Wrestle with it, even if uncertain

What to make of my sabbatical.  I have an idea about my painting but not a complete concept, not a complete plan or design.  How does one incorporate intense joy and deep sadness into art as the Luminous Darkness?  I want to wrestle with it and see where it goes even if uncertain.

As I washed the altar on the night of Maundy Thursday, I was in that moment preparing for death, all the deaths I have known: the people, the little deaths of life, and my own death – and Jesus’ death.

I poured the water on the five crosses on top of the altar marking the five wounds of Christ, and with white towels prepared it for this day, prepared the tomb, prepared the body, washing away the dust of the journey, waiting, hoping, grieving, believing.  Let the mystery do its work.  Let Jesus happen.

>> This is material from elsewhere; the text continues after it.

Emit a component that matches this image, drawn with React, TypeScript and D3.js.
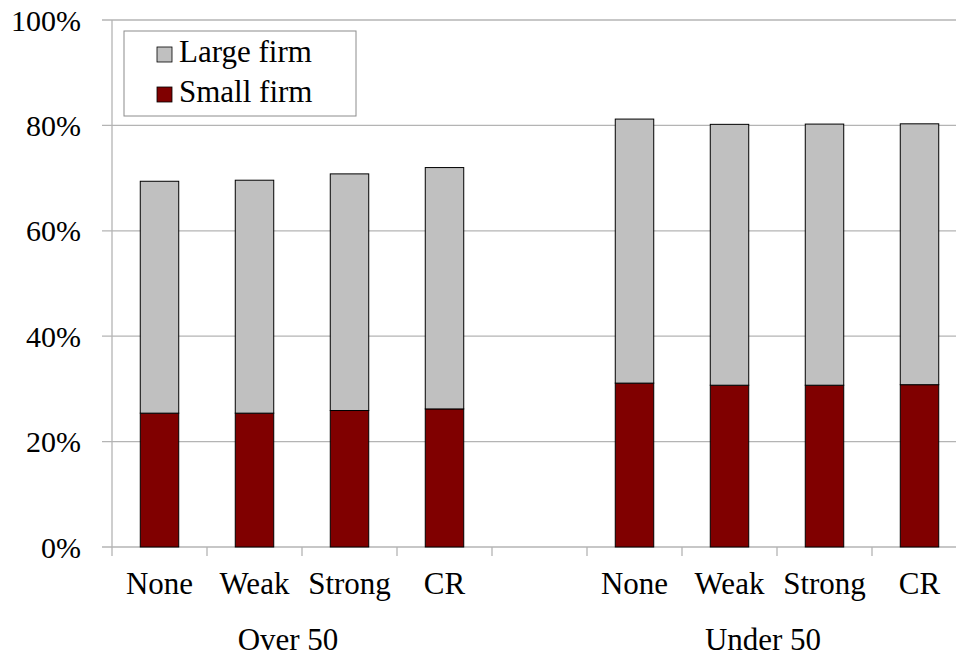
import React from "react";
import * as d3 from "d3";

const groups = ["Over 50", "Under 50"];
const categories = ["None", "Weak", "Strong", "CR"];
const smallFirm = [
  [25.4, 25.4, 25.9, 26.2],
  [31.1, 30.7, 30.7, 30.8],
];
const totalShare = [
  [69.4, 69.6, 70.8, 72.0],
  [81.2, 80.2, 80.25, 80.3],
];
const yTicks = [0, 20, 40, 60, 80, 100];
const seriesNames = ["Large firm", "Small firm"];
const seriesColors = ["#C0C0C0", "#800000"];

type Row = { key: string; label: string; group: number; small: number; large: number };

const rows: Row[] = [];
const slots: string[] = [];
groups.forEach((g, gi) => {
  if (gi > 0) slots.push(`gap${gi}`);
  categories.forEach((c, ci) => {
    const key = `${gi}-${c}`;
    slots.push(key);
    rows.push({
      key,
      label: c,
      group: gi,
      small: smallFirm[gi][ci],
      large: totalShare[gi][ci] - smallFirm[gi][ci],
    });
  });
});

const W = 956;
const H = 656;
const left = 112;
const right = 967;
const top = 20;
const bottom = 547;
const font = '"Times New Roman", "Liberation Serif", Tinos, "DejaVu Serif", serif';

export default function App() {
  const x = d3.scaleBand<string>().domain(slots).range([left, right]).paddingInner(0).paddingOuter(0);
  const y = d3.scaleLinear().domain([0, 100]).range([bottom, top]);
  const bw = x.bandwidth() * 0.405;
  const stack = d3.stack<Row>().keys(["small", "large"])(rows);

  const tickXs = slots.map((s) => x(s)!);
  const ts: React.CSSProperties = { fontFamily: font, fontSize: 31 };
  const ys: React.CSSProperties = { fontFamily: font, fontSize: 30 };

  return (
    <svg width={W} height={H} style={{ position: "absolute", left: 0, top: 0, background: "#fff" }}>
      {yTicks.map((t) => (
        <g key={t}>
          <line x1={left - 10} x2={right} y1={y(t)} y2={y(t)} stroke="#b4b4b4" strokeWidth={1.3} />
          <text x={81} y={y(t)} dy="0.35em" textAnchor="end" style={ys} fill="#000">
            {t}%
          </text>
        </g>
      ))}
      <line x1={left} x2={left} y1={top} y2={bottom} stroke="#b4b4b4" strokeWidth={1.3} />
      {tickXs.map((tx, i) => (
        <line key={i} x1={tx} x2={tx} y1={bottom} y2={bottom + 9} stroke="#b4b4b4" strokeWidth={1.3} />
      ))}
      {stack.map((layer, li) =>
        layer.map((d, i) => {
          const r = rows[i];
          const cx = x(r.key)! + x.bandwidth() / 2;
          return (
            <rect
              key={`${li}-${i}`}
              x={cx - bw / 2}
              y={y(d[1])}
              width={bw}
              height={y(d[0]) - y(d[1])}
              fill={li === 0 ? seriesColors[1] : seriesColors[0]}
              stroke="#000"
              strokeWidth={1}
            />
          );
        })
      )}
      {rows.map((r) => (
        <text key={r.key} x={x(r.key)! + x.bandwidth() / 2} y={594} textAnchor="middle" style={ts}>
          {r.label}
        </text>
      ))}
      {groups.map((g, gi) => {
        const keys = rows.filter((r) => r.group === gi).map((r) => r.key);
        const a = x(keys[0])!;
        const b = x(keys[keys.length - 1])! + x.bandwidth();
        return (
          <text key={g} x={(a + b) / 2 - 14} y={650} textAnchor="middle" style={ts}>
            {g}
          </text>
        );
      })}
      <rect x={124} y={31} width={232} height={85} fill="#fff" stroke="#8c8c8c" strokeWidth={1} />
      {seriesNames.map((n, i) => (
        <g key={n}>
          <rect x={157} y={47 + i * 40} width={15} height={15} fill={seriesColors[i]} stroke="#000" strokeWidth={0.8} />
          <text x={179} y={62 + i * 40} style={ts}>
            {n}
          </text>
        </g>
      ))}
    </svg>
  );
}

What happens if I produce only one painting? Or none?  What if it takes me into my own dark night of the soul?  What will it look like?  To not only look at darkness, deep sadness, but intense joy as well, to see beyond and into the depths and try to express the complexity of life and the trajectory of where I/we are wanting to be.  I want it to be authentic, imperfect, beautiful, tugging on my heart of joy and sorrow.

I am nervous about putting out there the information about my sabbatical and what I hope to focus on: Art and the Luminous Darkness.  How to make sense of it?  How to give it life in me?  To find the voice for it?  I know I am less interested in another pretty picture than I am in allowing my soul work and my experience of the work around me find expression through my art.  A certain yearning.  Grateful yet an itch that remains.  A longing that will never be completely satisfied but with which one comes to peace with, at least on some level.  Yet expression of that intense joy as well, beyond words, beyond complete description.

I love taking paint to canvass, the feel of the paint, the color, the smell, the unknowing, watching it come to life – that moment when just the right stroke says what you wanted to say sometimes when you did not even know it for sure.  Then there it is; out of a whole painting that one stroke that carries the satisfaction of purpose.  It is the turn of phrase, the silence in the score.  You know it is there and you are amazed at how it works even if no one else sees it.

Authentic art.  What is it?  What makes one piece priceless or hung or collected and another stacked in a thrift store?  What creates longing?  What causes the “ah” or the desire to revisit a painting like a dear friend?  To stand in front of it and ache?  What is it?

Is it the look over a shoulder, the look back, or recognition, of regret, of joy and grief revisited?  Not propaganda or an attempt at manipulation but it can have a story or a moment or simply an authentic emotion.  Birth, love, death.  Spring, winter, fall, summer?  God?  To what end?  Perhaps needing/wanting a compass, a direction for my art, to have some sense of why I am doing what I am doing, I find myself asking the questions.

“From the waters of chaos you drew forth the world, and in your great love, fashioned us in your image.”

Perhaps it will be discovered in the doing.  I’m not sure what this journey will bring.  Perhaps it will take me to somewhere I have already been but different.  I know I feel alive when I paint; when I create.  Enter that.  Don’t be afraid of it.

Oscar Wilde once said “Be yourself; everyone else is already taken.”